Ted Hadley, the owner of Cypress Cove – which opened in 1964 and is known internationally as a place for naturalists and clothes-free vacationers to gather on a nearly 300-acre facility with a lake and protected wetlands – said this was the first time he ever recalls the resort becoming a political issue or generating controversy on the campaign trail.
"It’s the first time I’m aware of," Hadley said. "We haven’t had a lot of our residents run for public office, though."
The fact that Goldmacher won so easily, he said, shows few voters cared about the nudist complaint.
"I don’t think it had any impact at all," Hadley said. "That makes it a non-story."
The postcard controversy injected some last minute drama into the campaign, even though Goldmacher won easily and so did Arrington, who was challenged by Marta Moczó-Santiago in the Democratic primary. Arrington won with a solid 63 percent of the vote, even as two other Osceola County incumbents – Clerk of Courts Malcolm Thompson, a Democrat, and School Board member Cindy Hartig, a Republican, lost their re-election bids.
Goldmacher said he had expected to take at least 600 votes in the primary, which he did.
"I looked at 2008, the last time they had a primary for this position, and I said I could get at least 600 votes,” he said. "There were 1,243 votes cast, and I got 600 and change. We worked as hard on this campaign as if we were behind, even though everyone told me I was the frontrunner.”
The failure of the postcard attacks, he said, shows that “People are a little smarter than what my opponents thought. They saw my record. I’m the only one active and out there in the community. People said, ‘Go out into the community and the only person you see out there is Jeff Goldmacher.’ They’re looking for someone who has ideas on how they can get by without raising taxes.“
Hadley said he's more concerned about attendance during the critical Labor Day Weekend than any lasting repercussions from the postcard.
"It's the last weekend of thhe summer, and it's a ood weekend for us," Hadley said. "We hope to get a good turnout."
Cypress Cove frequently sponsors special events, like the annual Nude Year's Eve Weekend bash.
Goldmacher noted there was still something of an anti-incumbent mood on primary day, which he feels could help his campaign come November.

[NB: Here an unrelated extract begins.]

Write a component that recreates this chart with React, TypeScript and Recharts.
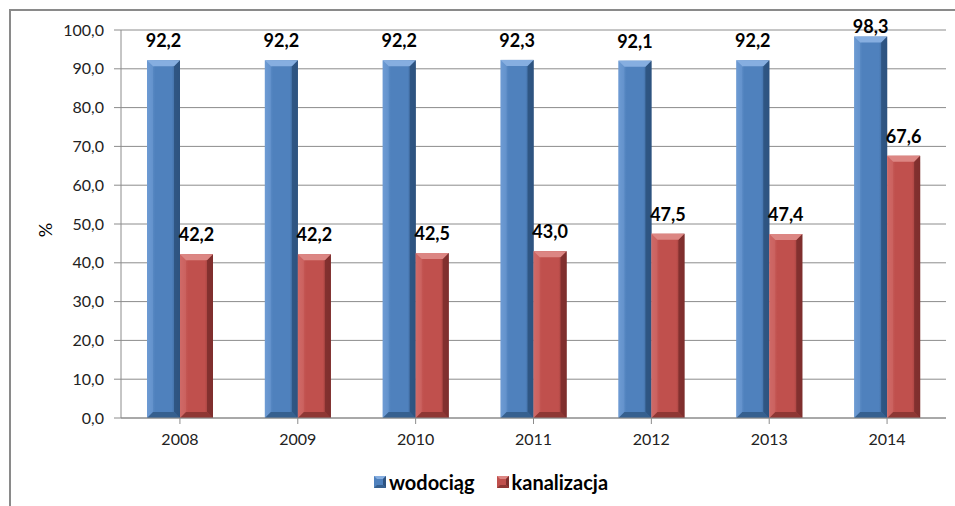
import React from "react";
import { BarChart, Bar, XAxis, YAxis, CartesianGrid, Legend, LabelList } from "recharts";

const years = ["2008", "2009", "2010", "2011", "2012", "2013", "2014"];
const wodociag = [92.2, 92.2, 92.2, 92.3, 92.1, 92.2, 98.3];
const kanalizacja = [42.2, 42.2, 42.5, 43.0, 47.5, 47.4, 67.6];
const yTicks = [0, 10, 20, 30, 40, 50, 60, 70, 80, 90, 100];
const seriesNames = ["wodociąg", "kanalizacja"];

const data = years.map((year, i) => ({ year, wodociag: wodociag[i], kanalizacja: kanalizacja[i] }));

const FONT = "Lato, 'Open Sans', sans-serif";

const PAL = {
  blue: { id: "gb", base: "#4F81BD", light: "#6E9BD3", top: "#86AEE0", dark: "#2E5380", bottom: "#36608F" },
  red: { id: "gr", base: "#C0504D", light: "#CF6A67", top: "#DC8683", dark: "#7E2F2D", bottom: "#8E3734" },
};

const fmt = (v: number) => v.toFixed(1).replace(".", ",");

function BevelBar(props: any) {
  const { x, y, width: w, height: h, pal } = props;
  if (!h || h <= 0) return null;
  const b = Math.min(6, w / 4, h / 2);
  return (
    <g>
      <rect x={x} y={y} width={w} height={h} fill={`url(#${pal.id})`} />
      <polygon points={`${x},${y} ${x + b},${y + b} ${x + b},${y + h - b} ${x},${y + h}`} fill={pal.light} opacity={0.55} />
      <polygon points={`${x + w},${y} ${x + w},${y + h} ${x + w - b},${y + h - b} ${x + w - b},${y + b}`} fill={pal.dark} opacity={0.9} />
      <polygon points={`${x},${y + h} ${x + w},${y + h} ${x + w - b},${y + h - b} ${x + b},${y + h - b}`} fill={pal.bottom} />
      <polygon points={`${x},${y} ${x + w},${y} ${x + w - b},${y + b} ${x + b},${y + b}`} fill={pal.top} />
    </g>
  );
}

function DataLabel(props: any) {
  const { x, y, width, value } = props;
  const cy = Math.max(y - 20, 26);
  return (
    <text x={x + width / 2} y={cy} textAnchor="middle" dominantBaseline="central" fontFamily={FONT} fontWeight={700} fontSize={18} fill="#000">
      {fmt(value)}
    </text>
  );
}

function LegendSwatch({ pal }: { pal: any }) {
  return (
    <svg width={12} height={12} style={{ marginRight: 3 }}>
      <rect x={0} y={0} width={12} height={12} fill={pal.base} />
      <polygon points="0,0 12,0 9,3 3,3" fill={pal.top} />
      <polygon points="12,0 12,12 9,9 9,3" fill={pal.dark} />
      <polygon points="0,12 12,12 9,9 3,9" fill={pal.bottom} />
    </svg>
  );
}

function LegendContent() {
  return (
    <div style={{ display: "flex", justifyContent: "center", alignItems: "center", fontFamily: FONT, fontWeight: 700, fontSize: 20, color: "#000", paddingLeft: 36, paddingTop: 12 }}>
      <div style={{ display: "flex", alignItems: "center", marginRight: 22 }}>
        <LegendSwatch pal={PAL.blue} />
        <span>{seriesNames[0]}</span>
      </div>
      <div style={{ display: "flex", alignItems: "center" }}>
        <LegendSwatch pal={PAL.red} />
        <span>{seriesNames[1]}</span>
      </div>
    </div>
  );
}

export default function App() {
  return (
    <div style={{ position: "absolute", left: 0, top: 0, width: 955, height: 506, background: "#fff", overflow: "hidden" }}>
      <div style={{ position: "absolute", left: 9, top: 9, width: 1000, height: 600, borderLeft: "2px solid #8a8a8a", borderTop: "2px solid #8a8a8a" }} />
      <BarChart width={955} height={506} data={data} margin={{ top: 30, right: 9, left: 0, bottom: 8 }} barGap={0} barSize={33} style={{ position: "absolute", left: 0, top: 0 }}>
        <defs>
          {[PAL.blue, PAL.red].map((p) => (
            <linearGradient key={p.id} id={p.id} x1="0" y1="0" x2="1" y2="0">
              <stop offset="0%" stopColor={p.light} />
              <stop offset="25%" stopColor={p.base} />
              <stop offset="75%" stopColor={p.base} />
              <stop offset="100%" stopColor={p.dark} />
            </linearGradient>
          ))}
        </defs>
        <CartesianGrid vertical={false} stroke="#8c8c8c" strokeWidth={1} />
        <XAxis dataKey="year" height={40} stroke="#8c8c8c" tickLine={{ stroke: "#8c8c8c" }} tickSize={6} tick={{ fontFamily: FONT, fontSize: 16, fill: "#222" }} tickMargin={10} interval={0} />
        <YAxis
          width={121}
          domain={[0, 100]}
          ticks={yTicks}
          tickFormatter={fmt}
          stroke="#8c8c8c"
          tickSize={7}
          tickMargin={10}
          tick={{ fontFamily: FONT, fontSize: 16, fill: "#222" }}
          label={(p: any) => {
            const vb = p.viewBox;
            const cx = vb.x + 45;
            const cy = vb.y + vb.height / 2 + 6;
            return (
              <text x={cx} y={cy} transform={`rotate(-90 ${cx} ${cy})`} textAnchor="middle" dominantBaseline="central" fontFamily={FONT} fontSize={18} fill="#000">
                %
              </text>
            );
          }}
        />
        <Legend verticalAlign="bottom" height={40} content={() => <LegendContent />} />
        <Bar dataKey="wodociag" name={seriesNames[0]} isAnimationActive={false} shape={(p: any) => <BevelBar {...p} pal={PAL.blue} />}>
          <LabelList dataKey="wodociag" content={(p: any) => <DataLabel {...p} />} />
        </Bar>
        <Bar dataKey="kanalizacja" name={seriesNames[1]} isAnimationActive={false} shape={(p: any) => <BevelBar {...p} pal={PAL.red} />}>
          <LabelList dataKey="kanalizacja" content={(p: any) => <DataLabel {...p} />} />
        </Bar>
      </BarChart>
    </div>
  );
}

“I looked around the state and there seems to be an anti-incumbent mood. I hope that continues, but I’m not counting on it,” he said. “One of the things we’re hoping for is a Republican wave, that people are sick and tired of what the Democrats are doing.”
Either way, he still expects Arrington to be a strong opponent.
“He knows he has a fight on his hands,” Goldmacher said.
Poinciana's 10 villages are divided between Polk and Osceola counties. Osceola County elects its commissioners in sinle-member districts, and Arrington's District 3 covers Poinciana's Osceola villages.
The Polk County precincts are represented in District 4 by Polk Commissioner Todd Danztler, although in Polk, commissioners run countywide. That means Poinciana's Polk County residents get to vote for all five commissioners, and not just the one representing their district.
Dantzler won his first term in 2010, defeating Democrat Jean Reed. Dantzler is not up for re-election this year.
Polk County voters did settle one county commission race on Aug. 14, in District 3, where Commissioner Ed Smith of Lake Alfred narrowly defeated challenger Tracy Garcia, a former Lake Alfred city commissioner, with 51 percent of the vote.
Smith, though, narrowly lost the four Poinciana precincts. Garcia got 454 votes in Poinciana, while Smith took 438.
That vote surprised Keith Laytham, the president of the civic group Poinciana Residents for Smart Change, who noted that Smith has been a supporter of the Poinciana Parkway, a new highway that is expected to be built later this year to make it easier to get in and out of the community.
"Ed has been a very good friend of Poinciana," Laytham said. "Ed Smith won two of our precincts, including Solivita, and Tracy Garcia won the other two precincts."